In a decision rendered by the Oregon Court of Appeals, Portland poker rooms that are operating outside of traditional Indian casinos may soon become a thing of the past. The decision on whether the “membership” version of poker rooms violated gaming laws was deemed a violation of the law by the Court of Appeals, a decision which is sure to be appealed again to the Oregon Supreme Court.

Case Dates Back to 2019, Now Defunct Gaming Operations

The case dates to 2018, when Oregon Racing, Inc., appealed the 2017 decision from a lower court that their operations at the Portland Meadows racetrack violated the state’s gaming laws. Oregon Racing was involved in a dispute with the Oregon State Lottery, who is responsible for administering gaming in the state. Oregon Racing was stating that their operations worked under the banner of “social gaming” and that it should have been protected, while the Oregon State Lottery felt that the charging of a “door fee” and taking money for chips constituted the operation of a gaming enterprise, a violation of the law.

In the previous decision, the Oregon Circuit Court had decided that Oregon Racing and Portland Meadows were in violation of the law and ordered their operations shut down. Then the COVID pandemic hit and, during the time that the appeal was pending, Portland Meadows went out of business and was closed and razed. The appeals court, however, decided to move forward with the case because of the questions that were raised.
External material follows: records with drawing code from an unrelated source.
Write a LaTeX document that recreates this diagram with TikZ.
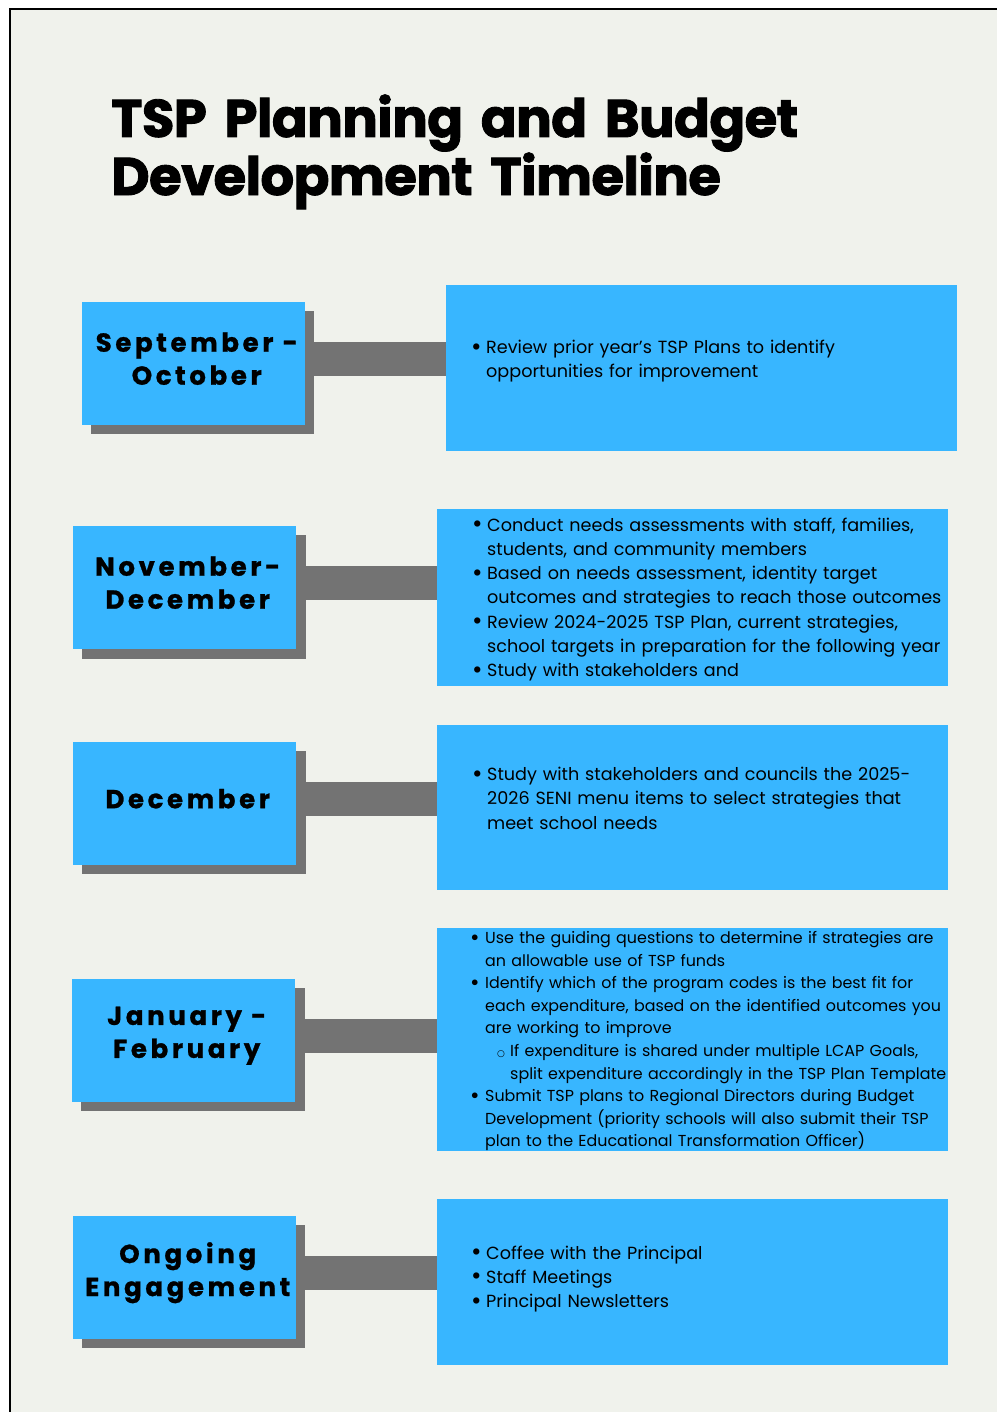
\documentclass[tikz,border=0pt]{standalone}
\usepackage{fontspec}
\setmainfont{Poppins}
\newfontfamily\titlefont{Poppins}[BoldFeatures={FakeBold=1.6},LetterSpace=-1.3]
\newfontfamily\labelfont{Poppins}[BoldFeatures={FakeBold=1},LetterSpace=14]
\newfontfamily\symfont{DejaVu Sans}
\definecolor{bg}{HTML}{F0F2EC}
\definecolor{tspblue}{HTML}{38B6FF}
\definecolor{shadowgray}{HTML}{737373}
\newcommand\bul{\raisebox{-1.6pt}{\scalebox{1.45}{•}}}
\newcommand\bl[1]{\makebox[15pt][l]{\bul}#1}
\newcommand\cl[1]{\hspace*{15pt}#1}
\newcommand\sbl[1]{\hspace*{27pt}\makebox[13pt][l]{\symfont\fontsize{9}{9}\selectfont ○}#1}
\newcommand\scl[1]{\hspace*{40pt}#1}
\tikzset{
  labelbox/.style={fill=tspblue, draw=none, minimum width=223pt, minimum height=123pt, anchor=north west, inner sep=0pt},
  contentbox/.style={fill=tspblue, draw=none, minimum width=511pt, anchor=north west, inner sep=0pt},
  labeltext/.style={font=\labelfont\bfseries\fontsize{26}{33}\selectfont, align=center, inner sep=0pt},
  bodytext/.style={font=\fontsize{17.6}{24.3}\selectfont, text width=490pt, align=left, anchor=base west, inner sep=0pt},
  smalltext/.style={font=\fontsize{15.9}{22.6}\selectfont, text width=490pt, align=left, anchor=base west, inner sep=0pt},
  bar/.style={draw=shadowgray, line width=34pt},
  shadow/.style={fill=shadowgray},
}
\begin{document}
\begin{tikzpicture}[x=1pt,y=-1pt]
\useasboundingbox (0,0) rectangle (997,1412);
\fill[white] (0,0) rectangle (997,1412);
\fill[bg] (10,9) rectangle (997,1412);
\draw[line width=2.5pt] (10,1412) -- (10,9) -- (997,9);

\node[font=\titlefont\bfseries\fontsize{53}{56}\selectfont, text width=800pt, align=left, anchor=base west, inner sep=0pt] (title) at (111,137) {TSP Planning and Budget\\Development Timeline};

% Row 1
\node[contentbox, minimum height=166pt] (c1) at (446,285) {};
\node[labelbox] (l1) at (82,302) {};
\draw[bar] ([yshift=4.5pt]l1.east) -- ([yshift=4.5pt]l1.east -| c1.west);
\fill[shadow] (91,311) rectangle (314,434);
\node[labelbox] (l1) at (82,302) {};
\node[labeltext] (t1) at ([xshift=3pt,yshift=5pt]l1.center) {September -\\October};
\node[bodytext] (b1) at (471,353.5) {\bl{Review prior year’s TSP Plans to identify}\\\cl{opportunities for improvement}};

% Row 2
\node[contentbox, minimum height=177pt] (c2) at (437,509) {};
\node[labelbox] (l2) at (73,526) {};
\draw[bar] ([yshift=4.5pt]l2.east) -- ([yshift=4.5pt]l2.east -| c2.west);
\fill[shadow] (82,535) rectangle (306,659);
\node[labelbox] (l2) at (73,526) {};
\node[labeltext] (t2) at ([xshift=3pt,yshift=5pt]l2.center) {November-\\December};
\node[bodytext] (b2) at (472,531) {\bl{Conduct needs assessments with staff, families,}\\\cl{students, and community members}\\\bl{Based on needs assessment, identity target}\\\cl{outcomes and strategies to reach those outcomes}\\\bl{Review 2024-2025 TSP Plan, current strategies,}\\\cl{school targets in preparation for the following year}\\\bl{Study with stakeholders and}};

% Row 3
\node[contentbox, minimum height=165pt] (c3) at (437,725) {};
\node[labelbox] (l3) at (73,742) {};
\draw[bar] ([yshift=4.5pt]l3.east) -- ([yshift=4.5pt]l3.east -| c3.west);
\fill[shadow] (82,751) rectangle (306,874);
\node[labelbox] (l3) at (73,742) {};
\node[labeltext] (t3) at ([xshift=3pt,yshift=5pt]l3.center) {December};
\node[bodytext] (b3) at (472,780.5) {\bl{Study with stakeholders and councils the 2025-}\\\cl{2026 SENI menu items to select strategies that}\\\cl{meet school needs}};

% Row 4
\node[contentbox, minimum height=223pt] (c4) at (437,928) {};
\node[labelbox] (l4) at (72,979) {};
\draw[bar] ([yshift=4.5pt]l4.east) -- ([yshift=4.5pt]l4.east -| c4.west);
\fill[shadow] (81,988) rectangle (305,1111);
\node[labelbox] (l4) at (72,979) {};
\node[labeltext] (t4) at ([xshift=3pt,yshift=5pt]l4.center) {January -\\February};
\node[smalltext] (b4) at (470,943.5) {\bl{Use the guiding questions to determine if strategies are}\\\cl{an allowable use of TSP funds}\\\bl{Identify which of the program codes is the best fit for}\\\cl{each expenditure, based on the identified outcomes you}\\\cl{are working to improve}\\\sbl{If expenditure is shared under multiple LCAP Goals,}\\\scl{split expenditure accordingly in the TSP Plan Template}\\\bl{Submit TSP plans to Regional Directors during Budget}\\\cl{Development (priority schools will also submit their TSP}\\\cl{plan to the Educational Transformation Officer)}};

% Row 5
\node[contentbox, minimum height=166pt] (c5) at (437,1199) {};
\node[labelbox] (l5) at (73,1216) {};
\draw[bar] ([yshift=4.5pt]l5.east) -- ([yshift=4.5pt]l5.east -| c5.west);
\fill[shadow] (82,1225) rectangle (305,1348);
\node[labelbox] (l5) at (73,1216) {};
\node[labeltext] (t5) at ([xshift=3pt,yshift=5pt]l5.center) {Ongoing\\Engagement};
\node[bodytext] (b5) at (471,1259) {\bl{Coffee with the Principal}\\\bl{Staff Meetings}\\\bl{Principal Newsletters}};
\end{tikzpicture}
\end{document}
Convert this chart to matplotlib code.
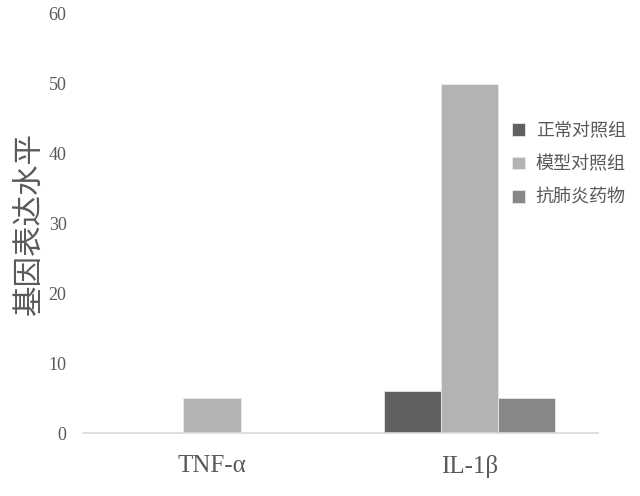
import matplotlib.pyplot as plt
import numpy as np

# données
categories = ['TNF-α', 'IL-1β']
groupes = ['正常对照组', '模型对照组', '抗肺炎药物']
valeurs = {
    '正常对照组': [0, 6],
    '模型对照组': [5, 50],
    '抗肺炎药物': [0, 5],
}
couleurs = ['#606060', '#b3b3b3', '#878787']
yticks = [0, 10, 20, 30, 40, 50, 60]

cjk = ['Noto Sans CJK SC', 'DejaVu Sans']
serif = ['Liberation Serif', 'DejaVu Serif']
gris = '#595959'

fig = plt.figure(figsize=(6.4, 4.96), dpi=100)
ax = fig.add_axes([0.130, 0.127, 0.805, 0.845])

x = np.arange(len(categories))
largeur = 0.222
handles = []
for i, g in enumerate(groupes):
    b = ax.bar(x + (i - 1) * largeur, valeurs[g], largeur, color=couleurs[i],
               edgecolor='#e8e8e8', linewidth=0.6, label=g)
    handles.append(b)

ax.set_xlim(-0.5, 1.5)
ax.set_ylim(0, 60)
ax.set_yticks(yticks)
ax.set_yticklabels([str(v) for v in yticks], family=serif, fontsize=13, color=gris)
ax.set_xticks(x)
ax.set_xticklabels(categories, family=serif, fontsize=18, color=gris)
ax.tick_params(axis='y', length=0, pad=12)
ax.tick_params(axis='x', length=0, pad=16)

for s in ['top', 'right', 'left']:
    ax.spines[s].set_visible(False)
ax.spines['bottom'].set_color('#d9d9d9')
ax.spines['bottom'].set_linewidth(1.2)

ax.set_ylabel('基因表达水平', family=cjk, fontsize=22, color=gris, labelpad=3)

leg = fig.legend(handles=handles, labels=groupes, loc='upper left',
                 bbox_to_anchor=(0.775, 0.787), frameon=False,
                 prop={'family': cjk, 'size': 13}, labelcolor=gris,
                 handlelength=0.7, handleheight=0.7, handletextpad=0.6,
                 labelspacing=0.85)

fig.savefig('out.png', dpi=100)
In front of Presiding Judge Erin Lagesen and Judges Joel DeVore and Steven Powers, both sides argued their cases. Also in the mix was the Confederated Tribes of Siletz Indians, who filed a amicus curiae (“friend of the court”) brief for the judges to review. The judges had a great deal to unpack, noting that there was a social gaming law on the books in Portland that would have to play into the mix also.

In their decision, the three members of the Appeals court found that the charging of a “door fee” – basically an entrance fee to come in the building – and the holding of cash in exchange for chips constituted that the business was operating as a gambling establishment and was, in fact, against the law.

In writing their opinion, Judge Lagesen states, “The games operated in the Portland Meadows Gaming Room were an incentive to pay the door fee and enter the room, and those fees come within the plain meaning of the phrase “house income from the operation of the social game.” In the end, the trio of judges relied on the Oregon statutes, saying, “We rely on the text and context of ORS 167.117(21) to conclude, as the Lottery did, that a “door fee” that is paid to access poker games results in “house income” within the meaning of the statute.”

Could Decision Have Ramifications Outside Oregon?

The decision immediately only has ramifications on the Oregon poker rooms. Some of the Portland poker rooms have been in operation since 2007 under the state’s “charitable poker” guidelines. This new ruling, however, puts those operations in jeopardy as many had been using the same business template that Portland Meadows had utilized.

This also puts other states’ charitable gaming laws and even some “poker club” operations in question. Michigan’s recent increase in online gaming may see their charitable gaming industry lose money, while Texas’ poker clubs (which utilize a “membership fee” for entry) are comparable to what occurs in Portland. While the Oregon ruling does not directly affect these states, attorneys can use the decisions (such as Oregon’s) as arguments in any litigation that might arise.

The decision by the Oregon appeals court will most certainly be appealed by Oregon Racing, Inc. Whether the decision will be overturned after two decisions against them, however, is going to be difficult.


  1. Donald Barton says:

    So gaming is legal as long the Oregon State Lottery or a Native American casino runs it? Why not throw out the current rules and have the clubs pay for a license to operate legally and pay the dealers & staff as regular employees like the casinos do?

  2. Anonymous says:

    Why would the ruling have affect in Oregon where there are local ordinances like Portland?

    ORS 167.121¹
    Local authorization of social games

    Counties and cities may, by ordinance, authorize the playing or conducting of a social game in a private business, private club or in a place of public accommodation. Such ordinances may provide for regulation or licensing of the social games authorized.

  3. Earl Burton says:

    The argument that the Portland rooms are using is that they are not “gambling” but “social games.” The appeals court shot that down in saying that their operations are, in fact, running a gambling establishment and profiting from it (illegal) through the door fees and that the participants do not receive the same money back for which they pay for the chips upon entering (under a “social game,” there would be no money changing hands). There’s also some question as to betting limits, but they didn’t get into that in the appeals court case.

  4. Steve Roselius says:

    It’s worth noting that Portland Meadows is still in business. The site they were operating in (a horse track) was bought, razed, and will eventually become a warehouse or serve some other industrial purpose. The business moved to another site close to the airport. It retains the name “Portland Meadows” and has the same ownership as the racetrack operation.

  5. David Jewel says:

    Indians didn’t like the competition and some nice political contributions. Indian casinos can screw customers at will with zero ability of customers to seek redress in any other forum then the courts of the very tribe running the gaming.